• GIVEN INSTRUCTION: Look for the string "matplotlib" in every line, and copy each line that has it.

• RECORDED DATA:

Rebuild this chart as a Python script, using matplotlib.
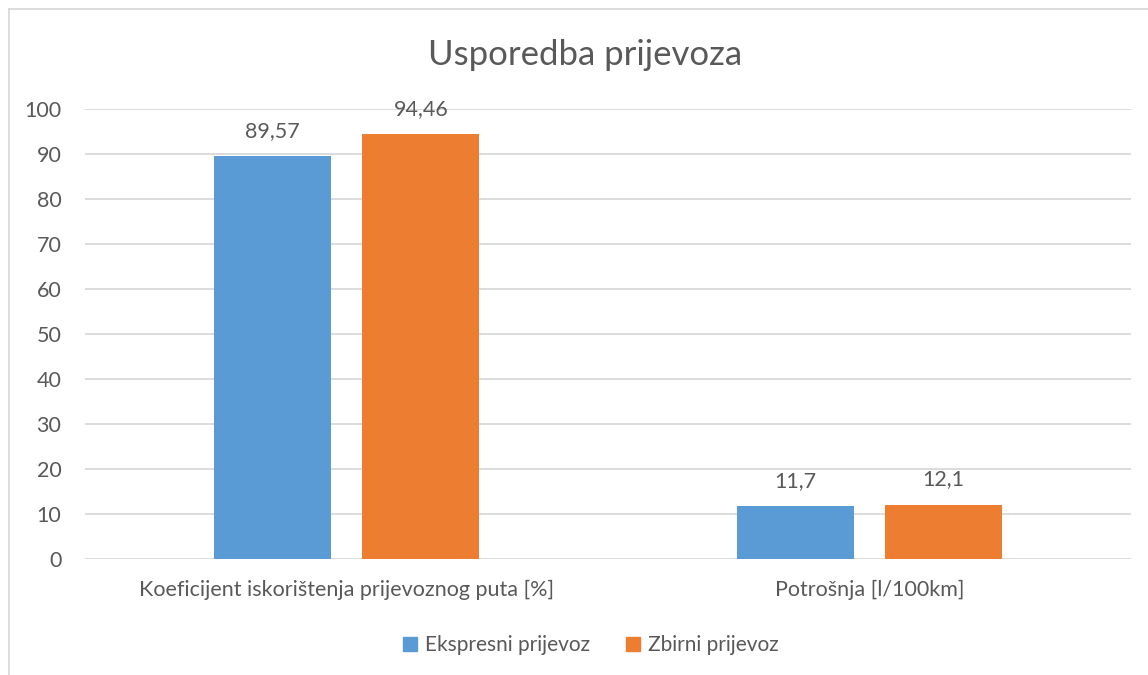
import matplotlib.pyplot as plt
from matplotlib.lines import Line2D
import numpy as np

# podaci
kategorije = ['Koeficijent iskorištenja prijevoznog puta [%]', 'Potrošnja [l/100km]']
ekspresni = [89.57, 11.7]
zbirni = [94.46, 12.1]
oznake_ekspresni = ['89,57', '11,7']
oznake_zbirni = ['94,46', '12,1']

plt.rcParams['font.family'] = ['Lato', 'DejaVu Sans']
siva = '#595959'

fig = plt.figure(figsize=(11.48, 6.75), dpi=100)
ax = fig.add_axes([85 / 1148, 1 - 559 / 675, (1131 - 85) / 1148, 450 / 675])

x = np.arange(len(kategorije))
w = 0.224
pomak = 0.142
b1 = ax.bar(x - pomak, ekspresni, w, color='#5b9bd5', label='Ekspresni prijevoz', zorder=3)
b2 = ax.bar(x + pomak, zbirni, w, color='#ed7d31', label='Zbirni prijevoz', zorder=3)
ax.bar_label(b1, labels=oznake_ekspresni, padding=11, fontsize=15.5, color=siva)
ax.bar_label(b2, labels=oznake_zbirni, padding=11, fontsize=15.5, color=siva)

ax.set_xlim(-0.5, 1.5)
ax.set_ylim(0, 100)
ax.set_yticks(range(0, 101, 10))
ax.set_xticks(x)
ax.set_xticklabels(kategorije)
ax.tick_params(length=0, labelsize=15.5, labelcolor=siva)
ax.tick_params(axis='y', pad=17)
ax.tick_params(axis='x', pad=15)
ax.grid(axis='y', color='#d9d9d9', linewidth=1.3, zorder=0)
for s in ax.spines.values():
    s.set_visible(False)

fig.text(585 / 1148, 1 - 55 / 675, 'Usporedba prijevoza', ha='center', va='center',
         fontsize=25, color=siva)

# legenda
ruke = [Line2D([], [], marker='s', linestyle='', markersize=10, color='#5b9bd5'),
        Line2D([], [], marker='s', linestyle='', markersize=10, color='#ed7d31')]
fig.legend(ruke, ['Ekspresni prijevoz', 'Zbirni prijevoz'], loc='center',
           bbox_to_anchor=(589 / 1148, 1 - 645 / 675), ncol=2, frameon=False,
           fontsize=15, labelcolor=siva, handlelength=1.0, handletextpad=0.2,
           columnspacing=1.6)

# okvir grafikona
fig.add_artist(Line2D([9 / 1148, 9 / 1148], [0, 1 - 9 / 675], color='#d9d9d9', linewidth=1.3))
fig.add_artist(Line2D([9 / 1148, 1], [1 - 9 / 675, 1 - 9 / 675], color='#d9d9d9', linewidth=1.3))

fig.savefig('out.png', dpi=100)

• WRITTEN RESPONSE:
Rebuild this chart as a Python script, using matplotlib.
import matplotlib.pyplot as plt
from matplotlib.lines import Line2D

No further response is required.